Records shown start

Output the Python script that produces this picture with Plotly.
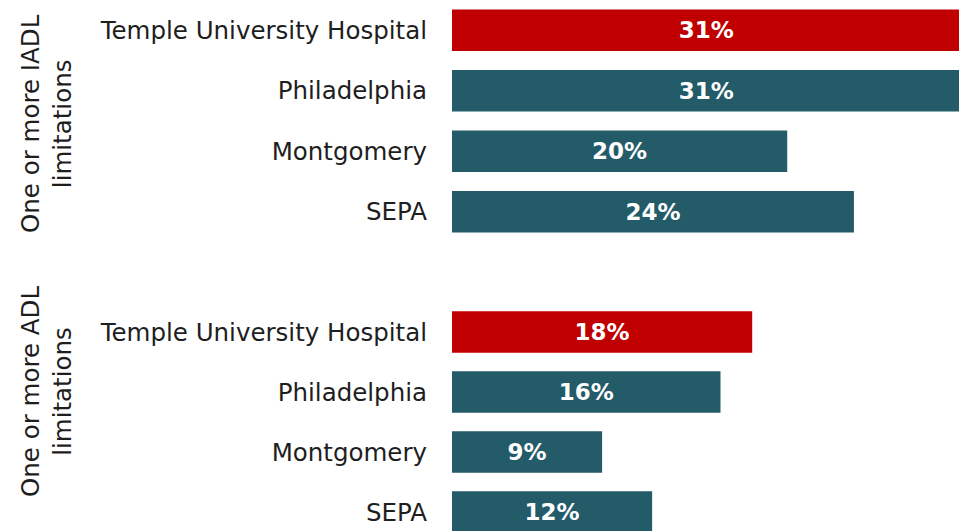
import plotly.graph_objects as go
from plotly.subplots import make_subplots

# datos
categories = ["Temple University Hospital", "Philadelphia", "Montgomery", "SEPA"]
iadl_values = [30.5, 30.5, 20.1, 24.1]
iadl_labels = ["31%", "31%", "20%", "24%"]
adl_values = [18.0, 16.1, 9.0, 12.0]
adl_labels = ["18%", "16%", "9%", "12%"]
group_titles = ["One or more IADL<br>limitations", "One or more ADL<br>limitations"]

RED = "#C00000"
TEAL = "#235B69"
bar_colors = [RED, TEAL, TEAL, TEAL]
FONT = "DejaVu Sans"
W, H = 959, 531

fig = make_subplots(rows=2, cols=1, vertical_spacing=0.0)

for row, vals, labels in [(1, iadl_values, iadl_labels), (2, adl_values, adl_labels)]:
    fig.add_trace(
        go.Bar(
            x=vals,
            y=categories,
            orientation="h",
            marker=dict(color=bar_colors, line=dict(width=0)),
            text=labels,
            textposition="inside",
            insidetextanchor="middle",
            textfont=dict(family=FONT, size=23, color="white", weight="bold"),
            showlegend=False,
            hoverinfo="skip",
        ),
        row=row, col=1,
    )

# dominios en pixeles -> fraccion del papel
top_dom = [1 - 242 / H, 1]
bot_dom = [0, 1 - 302 / H]

fig.update_layout(
    width=W, height=H,
    margin=dict(l=452, r=0, t=0, b=0),
    paper_bgcolor="white",
    plot_bgcolor="white",
    bargap=0.31,
    font=dict(family=FONT, color="#1e1e1e"),
    yaxis=dict(domain=top_dom, range=[3.5, -0.5]),
    yaxis2=dict(domain=bot_dom, range=[3 + 19 / 60, -0.5]),
)

fig.update_xaxes(range=[0, 30.4], visible=False, fixedrange=True)
fig.update_yaxes(
    type="category",
    showgrid=False, zeroline=False, showline=False,
    ticks="", ticklabelstandoff=24,
    tickfont=dict(family=FONT, size=24.5, color="#1e1e1e"),
)

# titulos de grupo rotados
for title, yc in [(group_titles[0], 124), (group_titles[1], 392)]:
    fig.add_annotation(
        text=title, textangle=-90,
        xref="paper", yref="paper",
        x=-406 / 507, y=1 - yc / H,
        xanchor="center", yanchor="middle",
        showarrow=False,
        font=dict(family=FONT, size=24.5, color="#1e1e1e"),
    )

# quitar el margen del body para que la figura ocupe la ventana
fig.write_html(
    "out.html",
    config={"displayModeBar": False},
    post_script="document.body.style.margin='0';",
)
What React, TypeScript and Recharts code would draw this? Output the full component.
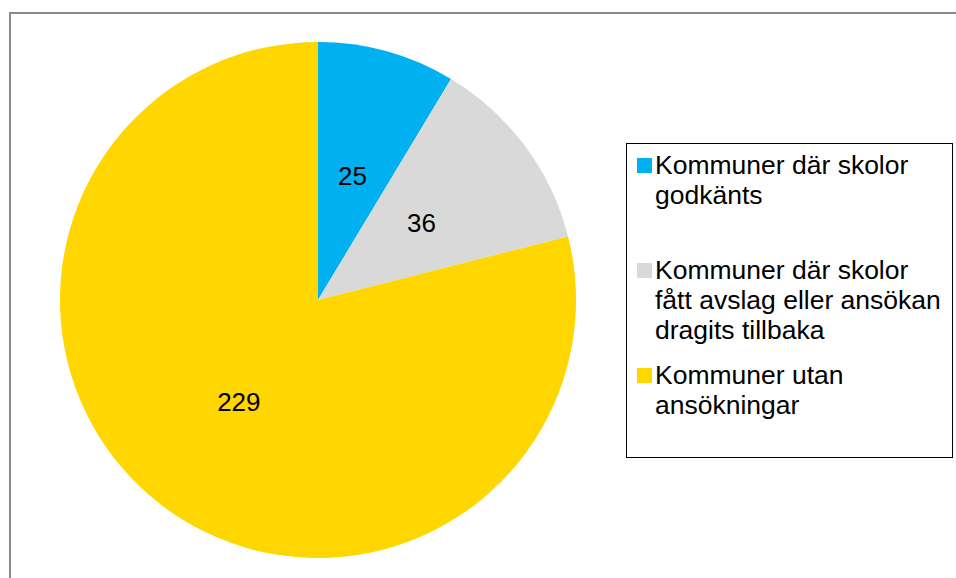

Records shown end

• The task
Up to and including the line that contains "from plotly.subplots import make_subplots", print the records above exactly from their first line, without any pictures.

• Result of this task
Output the Python script that produces this picture with Plotly.
import plotly.graph_objects as go
from plotly.subplots import make_subplots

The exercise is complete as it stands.